Mense maio is an encyclical of Pope Paul VI promulgated on 29 April 1965, which focused on the Virgin Mary, to whom traditionally the month of May is dedicated as the Mother of God. It is a call to pray for peace in the world during the month of May. "The pastoral urgency in the political struggle with communism was the underlying cause for writing the letter."

Paul VI writes, "Since Mary is rightly to be regarded as the way by which we are led to Christ, the person who encounters Mary cannot help but encounter Christ likewise."

==Mater Ecclesiae==
Issued in the midst of the Second Vatican Council, Pope Paul first invokes Mary as "Mother of the Church", to guide and prosper the deliberations of the council fathers and the subsequent implementation of the results.
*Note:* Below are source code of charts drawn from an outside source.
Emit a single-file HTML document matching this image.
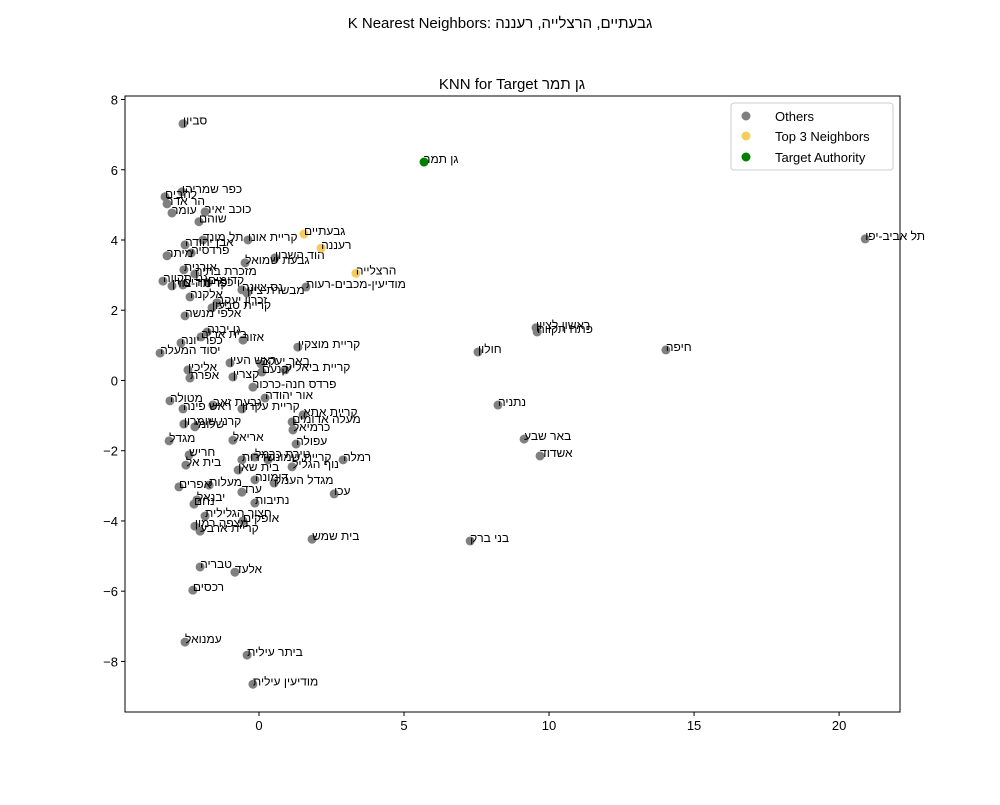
<!DOCTYPE html>
<html><head><meta charset="utf-8"><style>
body{margin:0;background:#fff;}
svg text{font-family:"Liberation Sans","DejaVu Sans",sans-serif;}
</style></head><body>
<svg id="chart" width="1000" height="800" viewBox="0 0 1000 800" xmlns="http://www.w3.org/2000/svg">
<rect width="1000" height="800" fill="#fff"/>
<text x="500" y="28" text-anchor="middle" font-size="15" direction="ltr">K Nearest Neighbors: גבעתיים, הרצלייה, רעננה</text>
<text x="512" y="89" text-anchor="middle" font-size="15" direction="ltr">KNN for Target גן תמר</text>
<g id="plot"></g>
<rect x="125" y="96" width="775" height="616" fill="none" stroke="#000" stroke-width="1"/>
<g id="legend">
<rect x="731" y="103" width="162" height="67" rx="3" fill="#fff" fill-opacity="0.8" stroke="#ccc"/>
<g><circle cx="746" cy="116" r="4.5" fill="#808080"/><text x="775" y="121" font-size="13">Others</text></g>
<g><circle cx="746" cy="136" r="4.5" fill="#f4cd5e"/><text x="775" y="141" font-size="13">Top 3 Neighbors</text></g>
<g><circle cx="746" cy="157" r="4.5" fill="#008000"/><text x="775" y="162" font-size="13">Target Authority</text></g>
</g>
</svg>
<script>
const otherNames=["סביון","להבים","כפר שמריהו","הר אדר","עומר","כוכב יאיר","שוהם","קריית אונו","אבן יהודה","תל מונד","מיתר","פרדסיה","הוד השרון","גבעת שמואל","אורנית","מזכרת בתיה","גני תקווה","קדימה-צורן","כפר ורדים","קדומים","נס ציונה","מבשרת ציון","אלקנה","זכרון יעקב","קריית טבעון","אלפי מנשה","גן יבנה","בית אריה","כפר יונה","יסוד המעלה","אזור","קריית מוצקין","ראש העין","באר יעקב","אליכין","אפרת","קצרין","קריית ביאליק","יקנעם","פרדס חנה-כרכור","אור יהודה","מטולה","ראש פינה","קריית עקרון","גבעת זאב","קריית אתא","מעלה אדומים","קרני שומרון","שלומי","כרמיאל","מגדל","אריאל","עפולה","חריש","בית אל","שדרות","טירת כרמל","קריית שמונה","בית שאן","נוף הגליל","רמלה","דימונה","מגדל העמק","עכו","ערד","אפרים","מעלות","יבנאל","נחם","נתיבות","חצור הגלילית","אופקים","מצפה רמון","קריית ארבע","בית שמש","טבריה","אלעד","רכסים","עמנואל","ביתר עילית","מודיעין עילית","ראשון לציון","פתח תקווה","חולון","חיפה","תל אביב-יפו","נתניה","באר שבע","אשדוד","בני ברק","מודיעין-מכבים-רעות"];
const otherX=[-2.62,-3.24,-2.66,-3.17,-3.00,-1.86,-2.07,-0.38,-2.55,-1.93,-3.17,-2.34,0.55,-0.48,-2.59,-2.21,-3.31,-3.00,-2.62,-1.76,-0.59,-0.41,-2.38,-1.45,-1.62,-2.55,-1.79,-2.00,-2.69,-3.41,-0.55,1.34,-1.00,0.07,-2.45,-2.38,-0.90,0.90,0.10,-0.21,0.21,-3.07,-2.62,-0.59,-1.59,1.52,1.14,-2.59,-2.21,1.17,-3.10,-0.90,1.28,-2.41,-2.52,-0.59,-0.14,0.31,-0.72,1.14,2.90,-0.14,0.52,2.59,-0.59,-2.76,-1.72,-2.14,-2.24,-0.14,-1.86,-0.55,-2.21,-2.03,1.83,-2.03,-0.83,-2.28,-2.55,-0.41,-0.21,9.55,9.59,7.55,14.03,20.90,8.24,9.14,9.69,7.28,1.62];
const otherY=[7.31,5.23,5.37,5.03,4.77,4.80,4.52,4.00,3.86,4.00,3.55,3.63,3.49,3.35,3.15,3.03,2.83,2.69,2.72,2.78,2.58,2.49,2.38,2.21,2.07,1.84,1.38,1.24,1.07,0.78,1.15,0.95,0.50,0.47,0.30,0.07,0.10,0.30,0.24,-0.19,-0.50,-0.58,-0.81,-0.81,-0.70,-0.98,-1.18,-1.24,-1.32,-1.41,-1.72,-1.70,-1.81,-2.12,-2.41,-2.26,-2.18,-2.26,-2.55,-2.46,-2.26,-2.83,-2.92,-3.23,-3.18,-3.03,-2.98,-3.40,-3.52,-3.49,-3.86,-4.00,-4.15,-4.29,-4.52,-5.31,-5.46,-5.97,-7.45,-7.82,-8.65,1.50,1.38,0.81,0.87,4.03,-0.70,-1.67,-2.15,-4.57,2.66];
const topNames=["גבעתיים","רעננה","הרצלייה"];
const topX=[1.55,2.14,3.34];
const topY=[4.17,3.77,3.05];
const targetNames=["גן תמר"];
const targetX=[5.69];
const targetY=[6.22];
const xTicks=[0,5,10,15,20];
const yTicks=[-8,-6,-4,-2,0,2,4,6,8];

const X0=125,X1=900,Y0=96,Y1=712;
const xMin=-4.62,xMax=22.1,yMin=-9.44,yMax=8.1;
function sx(v){return X0+(v-xMin)/(xMax-xMin)*(X1-X0);}
function sy(v){return Y1-(v-yMin)/(yMax-yMin)*(Y1-Y0);}
const NS="http://www.w3.org/2000/svg";
const plot=document.getElementById('plot');
function mk(tag,attrs,parent){const e=document.createElementNS(NS,tag);for(const k in attrs)e.setAttribute(k,attrs[k]);(parent||plot).appendChild(e);return e;}

xTicks.forEach(t=>{
  const g=mk('g',{});
  
  
  mk('line',{x1:sx(t),x2:sx(t),y1:Y1,y2:Y1+4,stroke:'#000'},g);
  const tx=mk('text',{x:sx(t),y:Y1+18,'text-anchor':'middle','font-size':13},g);
  tx.textContent=t;
});
yTicks.forEach(t=>{
  const g=mk('g',{});
  
  
  mk('line',{x1:X0-4,x2:X0,y1:sy(t),y2:sy(t),stroke:'#000'},g);
  const tx=mk('text',{x:X0-7,y:sy(t)+5,'text-anchor':'end','font-size':13},g);
  tx.textContent=t<0?'\u2212'+(-t):t;
});

function series(names,xs,ys,color,nm){
  for(let i=0;i<xs.length;i++){
    const c=mk('circle',{cx:sx(xs[i]),cy:sy(ys[i]),r:4.5,fill:color});
    
    
  }
  for(let i=0;i<xs.length;i++){
    const t=mk('text',{x:sx(xs[i]),y:sy(ys[i])+1,'font-size':12,direction:'ltr'});
    
    
    t.textContent=names[i];
  }
}
series(otherNames,otherX,otherY,'#808080','other');
series(topNames,topX,topY,'#f4cd5e','top-neighbor');
series(targetNames,targetX,targetY,'#008000','target');
</script>
</body></html>
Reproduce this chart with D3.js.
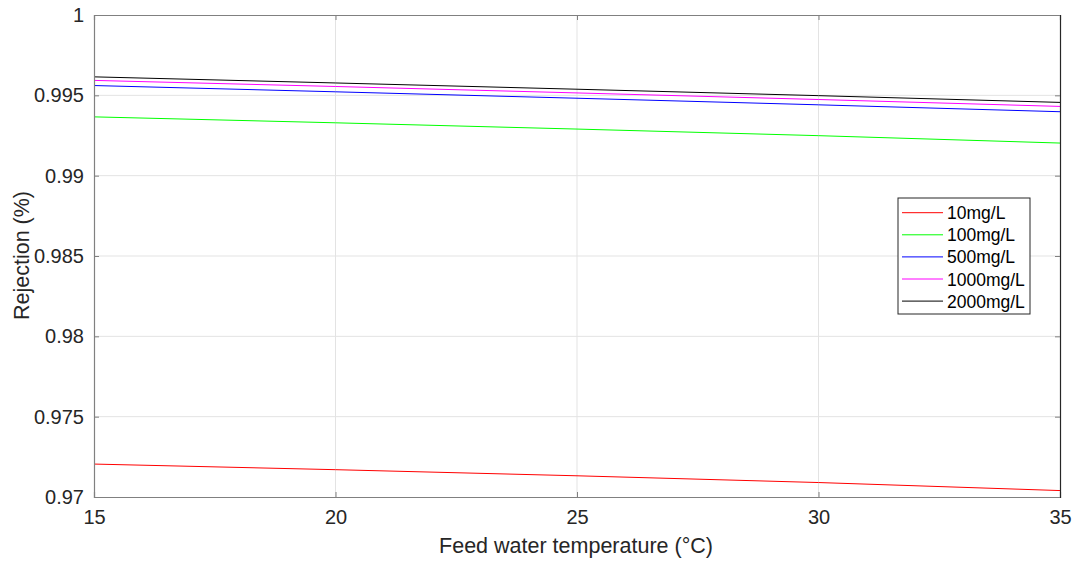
<!DOCTYPE html>
<html>
<head>
<meta charset="utf-8">
<script src="https://cdn.jsdelivr.net/npm/d3@7"></script>
<style>
  body { margin: 0; background: #fff; }
  svg { font-family: "Liberation Sans", Arial, Helvetica, sans-serif; }
</style>
</head>
<body>
<svg></svg>
<script>
// Data
let temps = [15, 20, 25, 30, 35]
let seriesNames = ['10mg/L', '100mg/L', '500mg/L', '1000mg/L', '2000mg/L']
let seriesColors = ['#ff0000', '#00ff00', '#0000ff', '#ff00ff', '#000000']
let r10 = [0.97205, 0.97170, 0.97132, 0.97090, 0.97040]
let r100 = [0.99366, 0.99329, 0.99290, 0.99249, 0.99203]
let r500 = [0.99561, 0.99522, 0.99482, 0.99441, 0.99398]
let r1000 = [0.99593, 0.99555, 0.99515, 0.99474, 0.99431]
let r2000 = [0.99615, 0.99577, 0.99538, 0.99498, 0.99456]
let allSeries = [r10, r100, r500, r1000, r2000]
let xTicks = [15, 20, 25, 30, 35]
let yTicks = [0.97, 0.975, 0.98, 0.985, 0.99, 0.995, 1]

let width = 1076
let height = 563
let mLeft = 94, mRight = 1060, mTop = 15, mBottom = 497

let svg = d3.select('svg').attr('width', width).attr('height', height)

let xScale = d3.scaleLinear().domain([15, 35]).range([mLeft, mRight])
let yScale = d3.scaleLinear().domain([0.97, 1]).range([mBottom, mTop])

// Grid
svg.append('g').selectAll('line').data(xTicks.slice(1, -1)).enter().append('line')
    .attr('x1', d => xScale(d)).attr('x2', d => xScale(d))
    .attr('y1', mTop).attr('y2', mBottom)
    .attr('stroke', '#e3e3e3').attr('stroke-width', 1)
svg.append('g').selectAll('line').data(yTicks.slice(1, -1)).enter().append('line')
    .attr('x1', mLeft).attr('x2', mRight)
    .attr('y1', d => yScale(d)).attr('y2', d => yScale(d))
    .attr('stroke', '#e3e3e3').attr('stroke-width', 1)

// Lines
let line = d3.line()
    .x((d, i) => xScale(temps[i]))
    .y(d => yScale(d))

svg.append('g').selectAll('path').data(allSeries).enter().append('path')
    .attr('d', d => line(d))
    .attr('fill', 'none')
    .attr('stroke', (d, i) => seriesColors[i])
    .attr('stroke-width', 1)

// Axes (ticks inside)
let xAxis = d3.axisBottom(xScale).tickValues(xTicks).tickSize(-5).tickPadding(13).tickFormat(d3.format('d'))
let yAxis = d3.axisLeft(yScale).tickValues(yTicks).tickSize(-5).tickPadding(10).tickFormat(d => d === 1 ? '1' : d3.format('.3~f')(d))

let gx = svg.append('g').attr('transform', 'translate(0,' + mBottom + ')').call(xAxis)
let gy = svg.append('g').attr('transform', 'translate(' + mLeft + ',0)').call(yAxis)

let xTop = d3.axisTop(xScale).tickValues(xTicks).tickSize(-5).tickFormat('')
let yRight = d3.axisRight(yScale).tickValues(yTicks).tickSize(-5).tickFormat('')
let gxt = svg.append('g').attr('transform', 'translate(0,' + mTop + ')').call(xTop)
let gyr = svg.append('g').attr('transform', 'translate(' + mRight + ',0)').call(yRight)

;[gx, gy, gxt, gyr].forEach(g => {
    g.select('.domain').attr('stroke', '#808080').attr('stroke-width', 1.2)
    g.selectAll('.tick line').attr('stroke', '#808080')
    g.selectAll('.tick text').attr('fill', '#262626').style('font-size', '20px')
        .style('font-family', '"Liberation Sans", Arial, sans-serif')
})
gyr.select('.domain').attr('stroke', '#262626')

// Axis labels
svg.append('text')
    .attr('x', 576).attr('y', 553)
    .attr('text-anchor', 'middle')
    .attr('fill', '#262626')
    .style('font-size', '21.5px')
    .text('Feed water temperature (°C)')

svg.append('text')
    .attr('transform', 'translate(29,' + 255.5 + ') rotate(-90)')
    .attr('text-anchor', 'middle')
    .attr('fill', '#262626')
    .style('font-size', '21.5px')
    .text('Rejection (%)')

// Legend
let lx = 898, ly = 198, lw = 132, lh = 116
let legend = svg.append('g')
legend.append('rect')
    .attr('x', lx).attr('y', ly).attr('width', lw).attr('height', lh)
    .attr('fill', '#fff').attr('stroke', '#262626').attr('stroke-width', 1)

let items = legend.selectAll('g.item').data(seriesNames).enter().append('g')
    .attr('transform', (d, i) => 'translate(0,' + (212.7 + i * 22.1) + ')')
items.append('line')
    .attr('x1', 902).attr('x2', 943).attr('y1', 0).attr('y2', 0)
    .attr('stroke', (d, i) => seriesColors[i]).attr('stroke-width', 1)
items.append('text')
    .attr('x', 947).attr('y', 6.5)
    .attr('fill', '#000')
    .style('font-size', '17.5px')
    .text(d => d)
</script>
</body>
</html>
The Pope formally conferred the title, (first used by Ambrose of Milan), some months previously on the Feast of the Presentation of Mary in November 1964, at the close of the Third Session.

==Threats to peace==
Paul VI then expresses his concern over the state of international affairs and encourages world leaders to seek diplomatic solutions rather than resort to war. He specifically condemns "...secret and treacherous warfare, terrorist activities, the taking of hostages, and savage reprisals against unarmed people. These are crimes which debilitate man's awareness of what is just and humane, and further embitter the hearts of the combatants."

He asks for special prayers "for the intercession and protection of the Blessed Virgin Mary, who is the Queen of peace" during the month of May, especially the Rosary and also particularly on the Feast of Queenship of Mary (at that time celebrated on May 31). "May she enlighten the minds of those who rule nations. And finally, may she prevail on God, who rules the winds and storms, to calm the tempests in men's warring hearts and grant us peace in our day."